Amen, great article, Vaccines are a big pharma fraud,
Here’s how this con job goes and although it repeats itself under different names, year after year (Corona, HIV, AIDS, SARS, Ebola, Zika, Mad cow etc etc) most of the uninformed public react as programmed, simply because fear is PROVEN to trigger a narrowing of the mind, a lowering of IQ, a stimulation of the child ego (that looks for an adult to save it) and a reflexive obedience toward perceived authority.

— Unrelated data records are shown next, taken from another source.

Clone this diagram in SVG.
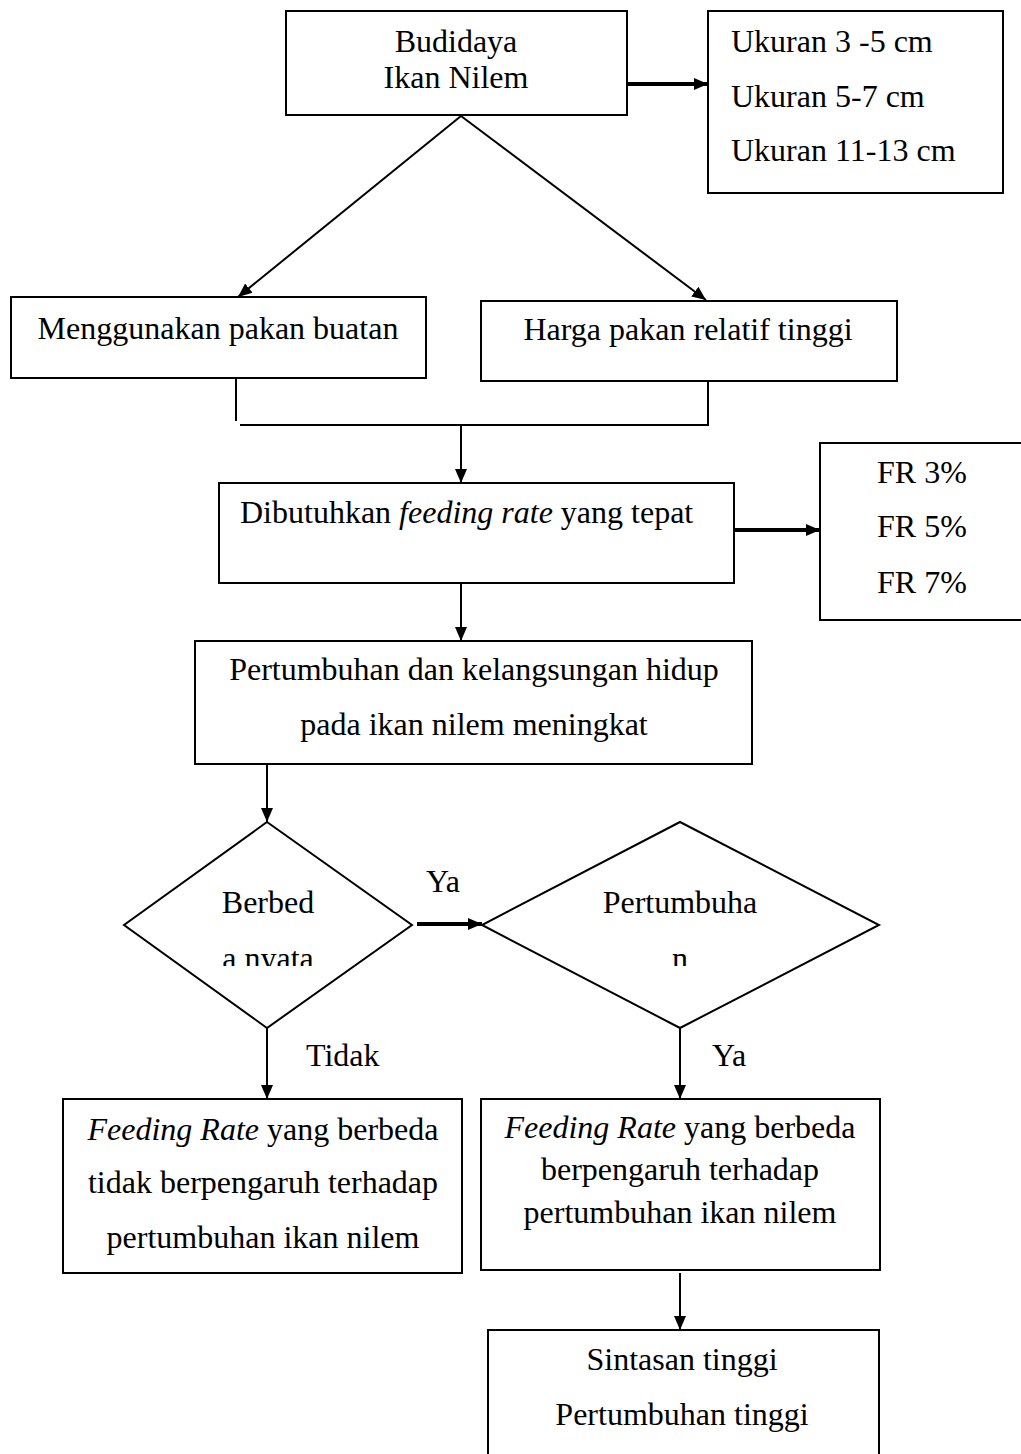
<svg xmlns="http://www.w3.org/2000/svg" width="1021" height="1454" viewBox="0 0 1021 1454">
<style>
  .box { fill: #fff; stroke: #000; stroke-width: 2; }
  .t { font-family: "Liberation Serif", "Times New Roman", serif; font-size: 32px; fill: #000; }
  .c { text-anchor: middle; }
  .i { font-style: italic; }
  .ln { stroke: #000; stroke-width: 2; fill: none; }
  .thick { stroke: #000; stroke-width: 4; fill: none; }
</style>
<defs>
  <marker id="ah" markerUnits="userSpaceOnUse" markerWidth="16" markerHeight="14" refX="14" refY="7" orient="auto">
    <path d="M0,1 L14,7 L0,13 Z" fill="#000"/>
  </marker>
  <clipPath id="clipD">
    <rect x="0" y="0" width="1021" height="966"/>
  </clipPath>
</defs>

<rect width="1021" height="1454" fill="#fff"/>

<g id="connectors">
  <line class="thick" x1="628" y1="84" x2="708" y2="84" marker-end="url(#ah)"/>
  <line class="ln" x1="461" y1="116" x2="238" y2="297" marker-end="url(#ah)"/>
  <line class="ln" x1="461" y1="116" x2="706" y2="300" marker-end="url(#ah)"/>
  <line class="ln" x1="236" y1="378" x2="236" y2="421"/>
  <line class="ln" x1="708" y1="381" x2="708" y2="426"/>
  <line class="ln" x1="240" y1="425" x2="709" y2="425"/>
  <line class="ln" x1="461" y1="425" x2="461" y2="483" marker-end="url(#ah)"/>
  <line class="thick" x1="731" y1="530" x2="820" y2="530" marker-end="url(#ah)"/>
  <line class="ln" x1="461" y1="583" x2="461" y2="641" marker-end="url(#ah)"/>
  <line class="ln" x1="267" y1="764" x2="267" y2="822" marker-end="url(#ah)"/>
  <line class="thick" x1="417" y1="924" x2="482" y2="924" marker-end="url(#ah)"/>
  <line class="ln" x1="267" y1="1028" x2="267" y2="1099" marker-end="url(#ah)"/>
  <line class="ln" x1="680" y1="1028" x2="680" y2="1099" marker-end="url(#ah)"/>
  <line class="ln" x1="680" y1="1273" x2="680" y2="1330" marker-end="url(#ah)"/>
  <text class="t c" x="443" y="892">Ya</text>
  <text class="t" x="306" y="1066">Tidak</text>
  <text class="t" x="712" y="1066">Ya</text>
</g>

<g id="n-budidaya">
  <rect class="box" x="286" y="11" width="341" height="104"/>
  <text class="t c" x="456" y="52">Budidaya</text>
  <text class="t c" x="456" y="88">Ikan Nilem</text>
</g>

<g id="n-ukuran">
  <rect class="box" x="708" y="11" width="295" height="182"/>
  <text class="t" x="731" y="52">Ukuran 3 -5 cm</text>
  <text class="t" x="731" y="107">Ukuran 5-7 cm</text>
  <text class="t" x="731" y="161">Ukuran 11-13 cm</text>
</g>

<g id="n-pakan-buatan">
  <rect class="box" x="11" y="297" width="415" height="81"/>
  <text class="t c" x="218" y="339">Menggunakan pakan buatan</text>
</g>

<g id="n-harga">
  <rect class="box" x="481" y="301" width="416" height="80"/>
  <text class="t c" x="688" y="340">Harga pakan relatif tinggi</text>
</g>

<g id="n-feeding-rate">
  <rect class="box" x="219" y="483" width="515" height="100"/>
  <text class="t" x="240" y="523">Dibutuhkan <tspan class="i">feeding rate</tspan> yang tepat</text>
</g>

<g id="n-fr">
  <rect class="box" x="820" y="443" width="210" height="177"/>
  <text class="t" x="877" y="483">FR 3%</text>
  <text class="t" x="877" y="537">FR 5%</text>
  <text class="t" x="877" y="593">FR 7%</text>
</g>

<g id="n-pertumbuhan">
  <rect class="box" x="195" y="641" width="557" height="123"/>
  <text class="t c" x="474" y="680">Pertumbuhan dan kelangsungan hidup</text>
  <text class="t c" x="474" y="735">pada ikan nilem meningkat</text>
</g>

<g id="n-berbeda-nyata">
  <polygon class="box" points="267,822 412,925 267,1028 124,925"/>
  <text class="t c" x="268" y="913">Berbed</text>
  <text class="t c" x="268" y="969" clip-path="url(#clipD)">a nyata</text>
</g>

<g id="n-pertumbuhan-dec">
  <polygon class="box" points="680,822 879,925 680,1028 482,925"/>
  <text class="t c" x="680" y="913">Pertumbuha</text>
  <text class="t c" x="680" y="969" clip-path="url(#clipD)">n</text>
</g>

<g id="n-tidak-berpengaruh">
  <rect class="box" x="63" y="1099" width="399" height="174"/>
  <text class="t c" x="263" y="1140"><tspan class="i">Feeding Rate</tspan> yang berbeda</text>
  <text class="t c" x="263" y="1193">tidak berpengaruh terhadap</text>
  <text class="t c" x="263" y="1248">pertumbuhan ikan nilem</text>
</g>

<g id="n-berpengaruh">
  <rect class="box" x="481" y="1099" width="399" height="171"/>
  <text class="t c" x="680" y="1138"><tspan class="i">Feeding Rate</tspan> yang berbeda</text>
  <text class="t c" x="680" y="1180">berpengaruh terhadap</text>
  <text class="t c" x="680" y="1223">pertumbuhan ikan nilem</text>
</g>

<g id="n-sintasan">
  <rect class="box" x="488" y="1330" width="391" height="140"/>
  <text class="t c" x="682" y="1370">Sintasan tinggi</text>
  <text class="t c" x="682" y="1425">Pertumbuhan tinggi</text>
</g>
</svg>
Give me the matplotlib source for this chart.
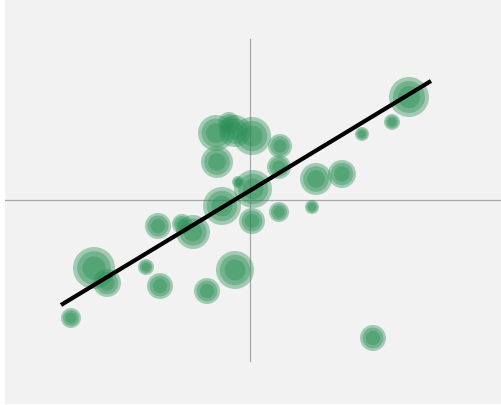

The con job goes like this.
Step 1) poison the population purposely to create disease that does not and would never occur naturally
Step 2) parlay the purposely created disease as being caused by something invisible, outside the realm of control or knowledge of the average person
Step 3) create a toxic vaccine or medication that was always intended to further poison the population into an early grave
Step 4) parlay the vaccine or medication poisoning as PROOF the disease, which never existed, is much worse than anticipated
Step 5) increase the initial poisoning, which is marketed as a fake disease, and also increase the vaccine and medication poisoning, to start piling the bodies into the stratosphere
Step 6) repeat as many times as possible upon an uninformed population because killing a population this way (the art of having people line up to kill themselves with poison……known as a “soft kill” method) is the only legal way to make sure such eugenic operations can be executed on mass and in plain sight.
Thanks
Dennis Gannon

Steve C. Halbrook said...

"Soft kill" -- I think you are right. The globalists are mad with genocide in order to "save" the planet. It's a shame that so many are determined to believe the lie of vaccination, even upon evidence that it is a murderous fraud. Thanks for your thoughts!